The Melting Ice Cube

Consider the following thought experiment borrowed from my friends Aaron Brown and Paul Wilmott:

Operation 1 (the melting ice cube): Imagine an ice cube and consider how it may melt over the next two hours while you play a few rounds of poker with your friends. Try to envision the shape of the resulting puddle.

Operation 2 (where did the water come from?): Consider a puddle of water on the floor. Now try to reconstruct in your mind’s eye the shape of the ice cube it may once have been. Note that the puddle may not have necessarily originated from an ice cube.

The second operation is harder. Helenus indeed had to have skills.

The difference between these two processes resides in the following. If you have the right models (and some time on your hands, and nothing better to do) you can predict with great precision how the ice cube will melt—this is a specific engineering problem devoid of complexity, easier than the one involving billiard balls. However, from the pool of water you can build infinite possible ice cubes, if there was in fact an ice cube there at all. The first direction, from the ice cube to the puddle, is called the forward process . The second direction, the backward process , is much, much more complicated. The forward process is generally used in physics and engineering; the backward process in nonrepeatable, nonexperimental historical approaches.

In a way, the limitations that prevent us from unfrying an egg also prevent us from reverse engineering history.

Now, let me increase the complexity of the forward-backward problem just a bit by assuming nonlinearity. Take what is generally called the “butterfly in India” paradigm from the discussion of Lorenz’s discovery in the previous chapter. As we have seen, a small input in a complex system can lead to nonrandom large results, depending on very special conditions. A single butterfly flapping its wings in New Delhi may be the certain cause of a hurricane in North Carolina, though the hurricane may take place a couple of years later. However, given the observation of a hurricane in North Carolina , it is dubious that you could figure out the causes with any precision: there are billions of billions of such small things as wing-flapping butterflies in Timbuktu or sneezing wild dogs in Australia that could have caused it. The process from the butterfly to the hurricane is greatly simpler than the reverse process from the hurricane to the potential butterfly.

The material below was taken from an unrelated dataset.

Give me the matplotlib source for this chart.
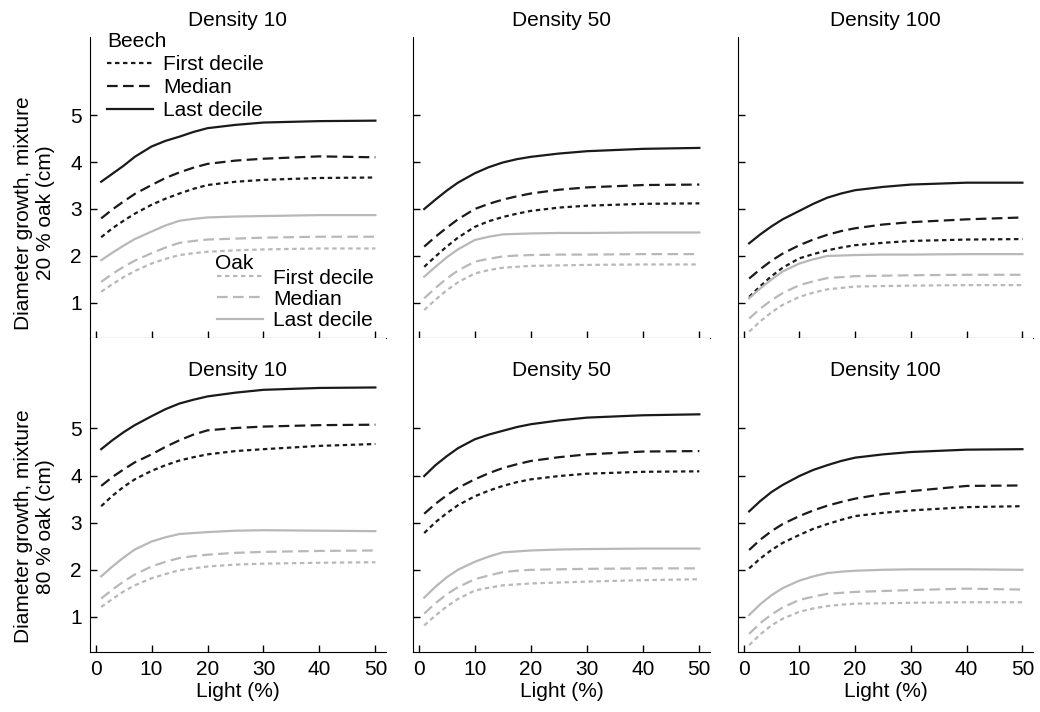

Confusion between the two is disastrously widespread in common culture. This “butterfly in India” metaphor has fooled at least one filmmaker. For instance, Happenstance (a.k.a. The Beating of a Butterfly’s Wings) , a French-language film by one Laurent Firode, meant to encourage people to focus on small things that can change the course of their lives. Hey, since a small event (a petal falling on the ground and getting your attention) can lead to your choosing one person over another as a mate for life, you should focus on these very small details. Neither the filmmaker nor the critics realized that they were dealing with the backward process; there are trillions of such small things in the course of a simple day, and examining all of them lies outside of our reach.

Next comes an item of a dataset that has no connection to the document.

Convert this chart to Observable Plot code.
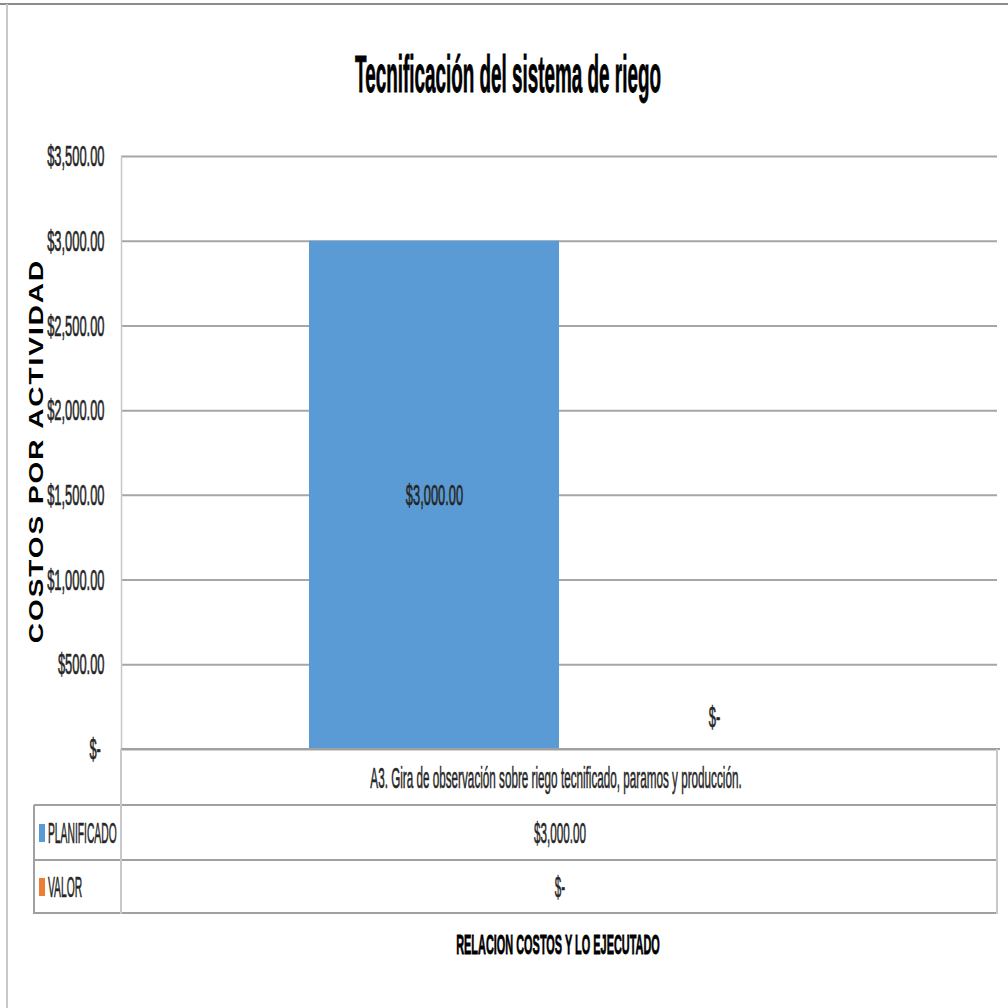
<!DOCTYPE html>
<html>
<head>
<meta charset="utf-8">
<script src="https://cdn.jsdelivr.net/npm/d3@7"></script>
<script src="https://cdn.jsdelivr.net/npm/@observablehq/plot@0.6"></script>
<style>
  html, body { margin: 0; padding: 0; background: #fff; }
  #wrap { position: relative; width: 1008px; height: 1008px; overflow: hidden; background: #fff;
          font-family: "Liberation Sans", Arial, sans-serif; }
  #wrap svg { position: absolute; left: 0; top: 0; }
  .lbl { position: absolute; white-space: nowrap; line-height: 1; display: inline-block; }
  .ln { position: absolute; }
</style>
</head>
<body>
<div id="wrap"></div>
<script>
// ---- data ----
const chartTitle = "Tecnificación del sistema de riego";
const category = "A3. Gira de observación sobre riego tecnificado, paramos y producción.";
const series = ["PLANIFICADO", "VALOR"];
const values = [3000, 0];
const seriesColors = ["#5b9bd5", "#ed7d31"];
const yTicks = [0, 500, 1000, 1500, 2000, 2500, 3000, 3500];
const yTitle = "COSTOS POR ACTIVIDAD";
const xTitle = "RELACION COSTOS Y LO EJECUTADO";

const money = v => v === 0 ? "$-" : "$" + d3.format(",.2f")(v);
const data = series.map((s, i) => ({series: s, value: values[i]}));

const wrap = document.getElementById("wrap");
const textColor = "#262626";

// ---- chart ----
const chart = Plot.plot({
  width: 1008,
  height: 760,
  marginTop: 156,
  marginBottom: 11,
  marginLeft: 121,
  marginRight: 11,
  style: {fontFamily: "Liberation Sans, Arial, sans-serif", fontSize: "30px", color: textColor, background: "transparent", overflow: "visible"},
  x: {domain: series, paddingInner: 0, paddingOuter: 0.752, axis: null},
  y: {domain: [0, 3500], axis: null},
  color: {domain: series, range: seriesColors},
  marks: [
    Plot.gridY(yTicks, {stroke: "#a6a6a6", strokeOpacity: 1, strokeWidth: 2}),
    Plot.frame({anchor: "left", stroke: "#c8c8c8", strokeWidth: 1.5}),
    Plot.barY(data, {x: "series", y: "value", fill: "series"}),
    Plot.axisY(yTicks, {tickSize: 0, tickPadding: 17, tickFormat: v => v === 0 ? "$-\u00a0" : money(v), label: null, fill: textColor, fontSize: 30}),
    Plot.text(data.filter(d => d.value > 0), {x: "series", y: d => d.value / 2, text: d => money(d.value), fill: textColor, fontSize: 30}),
    Plot.text(data.filter(d => d.value === 0), {x: "series", y: "value", text: d => money(d.value), dy: -32, dx: 30, fill: textColor, fontSize: 30})
  ]
});
wrap.appendChild(chart);

// condense all Plot texts horizontally (narrow Calibri-like look)
chart.querySelectorAll("text").forEach(t => {
  const x = parseFloat(t.getAttribute("x")) || 0;
  const y = parseFloat(t.getAttribute("y")) || 0;
  const tr = t.getAttribute("transform") || "";
  t.setAttribute("transform", `${tr} translate(${x},${y}) scale(0.43,1) translate(${-x},${-y})`);
  t.setAttribute("stroke", textColor);
  t.setAttribute("stroke-width", "0.7");
});

// ---- helpers for surrounding elements ----
function line(x1, y1, x2, y2, color, w) {
  const d = document.createElement("div");
  d.className = "ln";
  if (y1 === y2) {
    Object.assign(d.style, {left: x1 + "px", top: (y1 - w / 2) + "px", width: (x2 - x1) + "px", height: w + "px", background: color});
  } else {
    Object.assign(d.style, {left: (x1 - w / 2) + "px", top: y1 + "px", width: w + "px", height: (y2 - y1) + "px", background: color});
  }
  wrap.appendChild(d);
}
function label(text, x, y, o) {
  const s = document.createElement("span");
  s.className = "lbl";
  s.textContent = text;
  const sx = o.sx || 1;
  let tf, origin;
  if (o.anchor === "start") { tf = `translate(0,-50%) scaleX(${sx})`; origin = "0 50%"; }
  else if (o.rotate) { tf = `translate(-50%,-50%) rotate(${o.rotate}deg) scaleX(${sx})`; origin = "50% 50%"; }
  else { tf = `translate(-50%,-50%) scaleX(${sx})`; origin = "50% 50%"; }
  Object.assign(s.style, {
    left: x + "px", top: y + "px", fontSize: o.size + "px", fontWeight: o.weight || "normal",
    color: o.color || textColor, transform: tf, transformOrigin: origin,
    letterSpacing: (o.ls || 0) + "px"
  });
  if (o.stroke) s.style.webkitTextStroke = o.stroke + "px currentColor";
  wrap.appendChild(s);
  return s;
}

// outer chart-area border
line(0, 4, 1008, 4, "#8c8c8c", 2);
line(7, 4, 7, 1008, "#c8c8c8", 1.5);

// title
label(chartTitle, 508, 74, {size: 52, weight: "bold", sx: 0.363, color: "#000", stroke: 0.8});

// y axis title
label(yTitle, 35, 451, {size: 21, weight: "bold", sx: 1.33, rotate: -90, ls: 1.5, color: "#000"});

// data table
const rowTops = [749, 805, 860, 913];
line(121, 749, 1000, 749, "#a0a0a0", 2);
line(34, 805, 998, 805, "#a0a0a0", 2);
line(34, 860, 998, 860, "#a0a0a0", 2);
line(34, 913, 998, 913, "#a0a0a0", 2);
line(121, 749, 121, 914, "#c8c8c8", 1.5);
line(34, 805, 34, 914, "#a0a0a0", 1.5);
line(997, 749, 997, 914, "#c8c8c8", 1.5);

label(category, 556, 778, {size: 30, sx: 0.39, stroke: 0.6});
series.forEach((s, i) => {
  const cy = (rowTops[i + 1] + rowTops[i + 2]) / 2;
  const key = document.createElement("div");
  Object.assign(key.style, {position: "absolute", left: "39px", top: (cy - 9) + "px", width: "6px", height: "18px", background: seriesColors[i]});
  wrap.appendChild(key);
  label(s, 48, cy, {size: 29, sx: 0.355, anchor: "start", stroke: 0.6});
  label(money(values[i]), 560, cy, {size: 30, sx: 0.39, stroke: 0.6});
});

// x axis title
label(xTitle, 558, 945, {size: 28, weight: "bold", sx: 0.39, color: "#000", stroke: 0.8});
</script>
</body>
</html>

Once Again, Incomplete Information

Take a personal computer. You can use a spreadsheet program to generate a random sequence, a succession of points we can call a history. How? The computer program responds to a very complicated equation of a nonlinear nature that produces numbers that seem random. The equation is very simple: if you know it, you can predict the sequence. It is almost impossible, however, for a human being to reverse engineer the equation and predict further sequences. I am talking about a simple one-line computer program (called the “tent map”) generating a handful of data points, not about the billions of simultaneous events that constitute the real history of the world. In other words, even if history were a nonrandom series generated by some “equation of the world,” as long as reverse engineering such an equation does not seem within human possibility, it should be deemed random and not bear the name “deterministic chaos.” Historians should stay away from chaos theory and the difficulties of reverse engineering except to discuss general properties of the world and learn the limits of what they can’t know.